Lynks 2024
Photo: El Dodds / [PIAS]

Lynks Balances Swagger and Self-Doubt on His Catchy Debut

ABOMINATION has a secret weapon: Lynks’ ear for catchy musical hooks. It’s a rollicking record that’s equal parts swagger and self-doubt.

12 April 2024

Lynks has been bubbling under in the London club scene for a few years and has released a handful of EPs, so he isn’t a new artist. ABOMINATION, though, is his debut full-length. It’s a rollicking record that’s equal parts swagger and self-doubt. Lynks has a lot to say about being gay and horny in London, but he also has a lot of anxiety about being gay and horny in London. Presenting these stories over 1980s, industrial-inspired music makes it sound upbeat and entertaining, even when the subject matter doesn’t quite match.

Opener “Use It or Lose It” begins with Lynks rapping about how he’s 24 and it’s “empirically the hottest year of my whole life”. Lynks talks about how he’s going to get the contact info for as many hot boys as he possibly can. Underneath all the boasting, though, moments of self-doubt creep in. “I’ve heard youth is wasted on the young, so I gotta / Use my youth quick while I can still attract a love.” A simple electronic beat drives the song, along with a buzzing bassline and moments of high-end pizzicato strings. Then the surprising chorus hits, where the artificial TikTok voice chants “Use it / Or lose it” repeatedly. A later verse brings the anxiety to the fore, where Lynks admits, “And I still don’t know what it means to be a gay man over age 40 / Unless I’m Ian McKellan or Graham Norton.”

Musically, “Use It or Lose It” is a well-calibrated track. The music is catchy, with enough intriguing elements to keep the song from getting repetitive, while the lyrics spell out the reasons behind the outwardly confident swagger. Every song on ABOMINATION is not quite so carefully balanced. “Tennis Song” is a charming little track with basic childlike keyboards and a tinny beat. Links tells the simple story of becoming obsessed with playing tennis after seeing how good the coach looked in his tiny white shorts. He immediately loses interest after a few weeks when it turns out the coach has a girlfriend. “CPR”, on the other hand, is not so charming. There’s little more than its awkward double entendre, “Oh, I need CPR / On my chest, press down hard.”
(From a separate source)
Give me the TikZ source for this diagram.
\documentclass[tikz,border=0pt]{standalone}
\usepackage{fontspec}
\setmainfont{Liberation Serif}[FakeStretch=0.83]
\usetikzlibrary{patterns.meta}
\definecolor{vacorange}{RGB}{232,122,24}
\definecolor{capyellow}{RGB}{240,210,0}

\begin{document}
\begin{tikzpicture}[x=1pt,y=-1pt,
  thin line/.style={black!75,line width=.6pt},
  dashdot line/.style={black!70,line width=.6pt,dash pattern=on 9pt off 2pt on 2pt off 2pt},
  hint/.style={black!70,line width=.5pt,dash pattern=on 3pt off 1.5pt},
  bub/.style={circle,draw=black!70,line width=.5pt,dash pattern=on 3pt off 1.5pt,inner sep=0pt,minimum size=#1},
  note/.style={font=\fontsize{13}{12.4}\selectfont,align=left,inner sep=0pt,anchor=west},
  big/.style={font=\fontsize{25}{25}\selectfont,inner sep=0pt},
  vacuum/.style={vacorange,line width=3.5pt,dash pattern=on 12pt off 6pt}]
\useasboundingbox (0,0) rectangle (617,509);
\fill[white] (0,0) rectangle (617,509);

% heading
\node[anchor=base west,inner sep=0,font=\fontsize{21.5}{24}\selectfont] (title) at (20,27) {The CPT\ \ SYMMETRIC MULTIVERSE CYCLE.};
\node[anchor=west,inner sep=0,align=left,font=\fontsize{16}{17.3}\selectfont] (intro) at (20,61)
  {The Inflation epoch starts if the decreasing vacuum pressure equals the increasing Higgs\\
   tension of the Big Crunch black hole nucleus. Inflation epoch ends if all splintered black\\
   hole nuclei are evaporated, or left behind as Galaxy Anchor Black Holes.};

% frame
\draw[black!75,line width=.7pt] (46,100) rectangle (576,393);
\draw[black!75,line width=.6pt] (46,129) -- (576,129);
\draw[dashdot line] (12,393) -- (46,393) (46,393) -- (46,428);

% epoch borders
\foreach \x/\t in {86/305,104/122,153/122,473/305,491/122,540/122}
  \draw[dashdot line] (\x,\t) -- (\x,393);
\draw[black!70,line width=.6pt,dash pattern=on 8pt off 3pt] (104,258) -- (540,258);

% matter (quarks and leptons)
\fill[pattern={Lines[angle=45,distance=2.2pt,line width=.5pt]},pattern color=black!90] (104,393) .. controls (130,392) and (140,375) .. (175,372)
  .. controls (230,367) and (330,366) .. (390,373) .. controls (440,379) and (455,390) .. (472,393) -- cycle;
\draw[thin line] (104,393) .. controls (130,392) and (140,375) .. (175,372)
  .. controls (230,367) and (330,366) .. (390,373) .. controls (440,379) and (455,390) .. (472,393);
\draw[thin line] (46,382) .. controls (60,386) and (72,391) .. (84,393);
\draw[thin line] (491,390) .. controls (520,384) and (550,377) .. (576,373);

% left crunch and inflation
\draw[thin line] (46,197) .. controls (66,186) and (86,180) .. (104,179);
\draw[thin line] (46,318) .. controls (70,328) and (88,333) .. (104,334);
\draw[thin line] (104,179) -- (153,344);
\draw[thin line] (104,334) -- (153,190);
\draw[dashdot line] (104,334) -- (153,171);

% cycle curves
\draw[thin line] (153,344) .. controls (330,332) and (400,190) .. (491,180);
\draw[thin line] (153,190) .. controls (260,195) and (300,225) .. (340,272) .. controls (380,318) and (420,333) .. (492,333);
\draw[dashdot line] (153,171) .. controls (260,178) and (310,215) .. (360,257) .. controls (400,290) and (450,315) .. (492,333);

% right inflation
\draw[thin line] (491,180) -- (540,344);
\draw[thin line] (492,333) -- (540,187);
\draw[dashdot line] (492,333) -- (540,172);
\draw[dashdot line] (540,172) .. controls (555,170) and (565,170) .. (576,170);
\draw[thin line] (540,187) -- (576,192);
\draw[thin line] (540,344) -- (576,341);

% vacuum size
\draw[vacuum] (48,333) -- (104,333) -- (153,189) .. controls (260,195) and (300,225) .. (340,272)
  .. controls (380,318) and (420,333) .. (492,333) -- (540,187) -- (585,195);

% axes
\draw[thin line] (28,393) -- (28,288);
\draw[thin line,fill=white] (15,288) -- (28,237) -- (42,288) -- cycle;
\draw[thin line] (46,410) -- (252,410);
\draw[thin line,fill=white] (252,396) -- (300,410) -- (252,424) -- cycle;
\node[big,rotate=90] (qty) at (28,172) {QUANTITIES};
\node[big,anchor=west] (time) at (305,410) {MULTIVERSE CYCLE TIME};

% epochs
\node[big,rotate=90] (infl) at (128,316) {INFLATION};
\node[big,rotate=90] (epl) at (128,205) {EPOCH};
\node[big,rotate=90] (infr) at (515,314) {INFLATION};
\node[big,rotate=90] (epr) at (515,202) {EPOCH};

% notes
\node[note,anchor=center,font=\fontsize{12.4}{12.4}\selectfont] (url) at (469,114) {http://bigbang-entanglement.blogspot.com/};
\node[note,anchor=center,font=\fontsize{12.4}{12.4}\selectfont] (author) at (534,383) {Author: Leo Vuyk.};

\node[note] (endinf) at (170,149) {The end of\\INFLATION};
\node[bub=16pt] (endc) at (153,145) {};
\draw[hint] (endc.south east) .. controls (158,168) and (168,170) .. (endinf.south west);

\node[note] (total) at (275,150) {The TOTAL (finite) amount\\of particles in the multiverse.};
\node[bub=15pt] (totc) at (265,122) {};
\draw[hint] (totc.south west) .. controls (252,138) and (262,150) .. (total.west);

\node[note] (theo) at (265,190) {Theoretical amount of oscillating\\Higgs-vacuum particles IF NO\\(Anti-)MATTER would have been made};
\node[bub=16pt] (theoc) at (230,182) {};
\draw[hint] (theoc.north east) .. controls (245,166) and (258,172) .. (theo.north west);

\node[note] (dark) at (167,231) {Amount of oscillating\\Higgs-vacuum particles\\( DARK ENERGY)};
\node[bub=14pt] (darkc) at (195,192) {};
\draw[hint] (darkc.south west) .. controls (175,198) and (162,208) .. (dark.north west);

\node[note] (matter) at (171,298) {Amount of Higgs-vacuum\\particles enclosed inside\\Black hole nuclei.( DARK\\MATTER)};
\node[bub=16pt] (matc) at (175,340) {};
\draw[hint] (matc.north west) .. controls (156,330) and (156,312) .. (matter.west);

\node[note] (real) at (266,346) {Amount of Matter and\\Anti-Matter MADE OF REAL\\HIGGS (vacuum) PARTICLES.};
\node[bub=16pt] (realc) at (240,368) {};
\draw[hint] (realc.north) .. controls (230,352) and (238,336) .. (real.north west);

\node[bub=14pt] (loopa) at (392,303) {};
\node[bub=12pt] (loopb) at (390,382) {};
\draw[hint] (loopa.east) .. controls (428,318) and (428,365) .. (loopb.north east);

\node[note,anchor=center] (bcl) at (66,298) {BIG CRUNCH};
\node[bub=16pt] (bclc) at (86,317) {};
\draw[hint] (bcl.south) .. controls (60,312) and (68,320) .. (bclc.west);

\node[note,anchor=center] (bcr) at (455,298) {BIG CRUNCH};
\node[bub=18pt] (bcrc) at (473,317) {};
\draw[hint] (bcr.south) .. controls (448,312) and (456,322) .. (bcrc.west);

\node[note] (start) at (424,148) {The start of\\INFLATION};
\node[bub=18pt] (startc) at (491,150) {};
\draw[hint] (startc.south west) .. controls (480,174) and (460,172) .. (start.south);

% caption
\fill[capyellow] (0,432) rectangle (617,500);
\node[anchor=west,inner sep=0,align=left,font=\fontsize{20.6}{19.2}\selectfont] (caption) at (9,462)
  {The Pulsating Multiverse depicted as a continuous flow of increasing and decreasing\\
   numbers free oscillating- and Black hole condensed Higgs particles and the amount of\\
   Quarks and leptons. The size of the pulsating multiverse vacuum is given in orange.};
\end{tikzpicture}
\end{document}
“What Did You Expect (From Sex With a Stranger)” has a title that says it all. Lynks recounts his trip across town to have anonymous sex with a random man (“Know his weight, know his height, don’t know his name”) and his excitement and anxiety. Links admits early on that “having sex with a stranger is rarely a positive act for me”, but that doesn’t stop him from going. He has doubts to the point where he tells a friend to call the police if he doesn’t text by 10:00pm, but that doesn’t stop him from going. That all takes place over a driving electronic beat that never lets up but somehow has the effect of changing from upbeat to tense as the song continues despite remaining static.

“Abomination” rides along on wobbly sub-bass tones and disco hi-hat while the chorus adds a chirpy old-school video game-style synth. The chorus also features Lynks singing the word “Abomination”, one of a handful of times on the album when he legitimately sings. The song’s introduction is a reading of Leviticus 18, after which Lynks says he’s been taking abuse from religious types since he was 11 years old. He hits his point in the refrain, where he repeats, “You make me wanna be unsacred…I’d rather make a deal with Satan.”
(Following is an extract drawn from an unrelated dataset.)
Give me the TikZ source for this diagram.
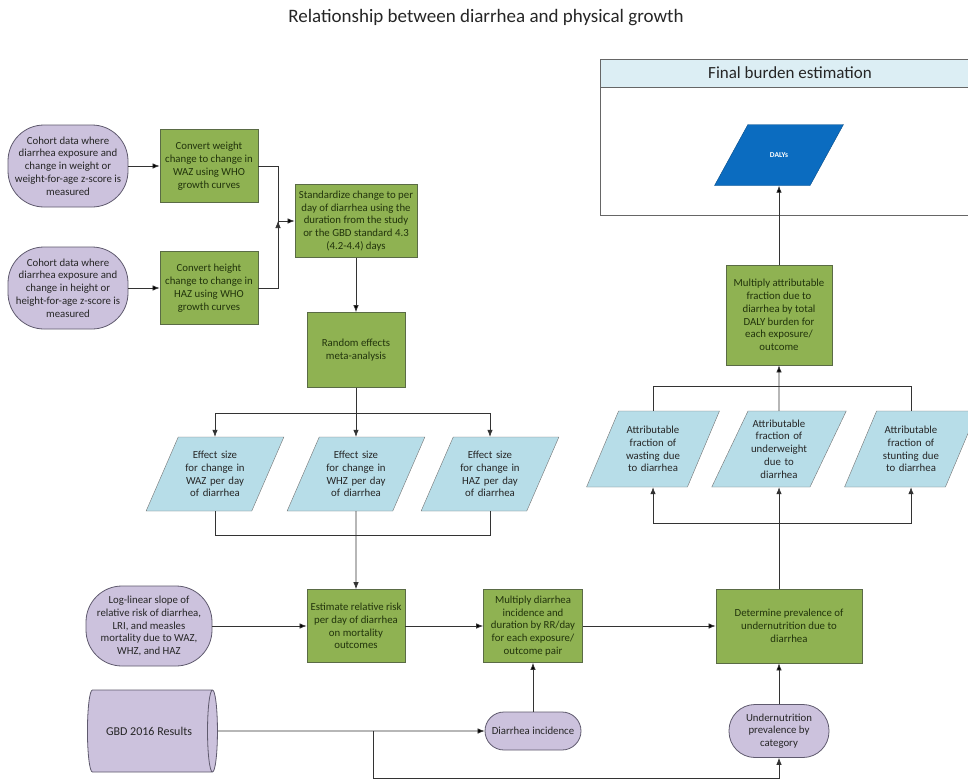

Lynks balances humor and self-confidence on “Lynks Thinks”, a track that also uses low sub-bass and chirpy high sounds. The refrain is a series of boasts, like, “You think that you are loud, but we’re louder / You think that you are strong, but we’re stronger.” The claim, “I’m a freak in the sheets / And a freak on the street / Basically, I’m a freak constantly,” legitimately made me laugh the first time I heard it.

The album wraps with “Flash in the Pan”, which starts as a bright, mid-tempo synthpop track where Lynks sings a chorus, “I thought I was the next big thing / But it turns out / I’m just a flash in the pan.” After 90 seconds, though, the song completely changes, picking up speed, dropping the hookiness, and bringing the rapping back. That chorus does return, though, altered to fit with the second style. “Flash in the Pan” is easily the most musically ambitious song on ABOMINATION, and it’s interesting to hear Lynks do something genuinely different than the rest of the record.

ABOMINATION has a secret weapon: Lynks’ ear for catchy musical hooks. “Lucky”, for example, has a xylophone riff and a falsetto chorus that are absolute earworms. “Room 116”, on the other hand, uses a simple distorted synth riff to provide the hook while Lynks talks about trying to pick up a random guy in the bar. Lynks’ personality and lyrical prowess carry the record, but the hooks make the album so relistenable.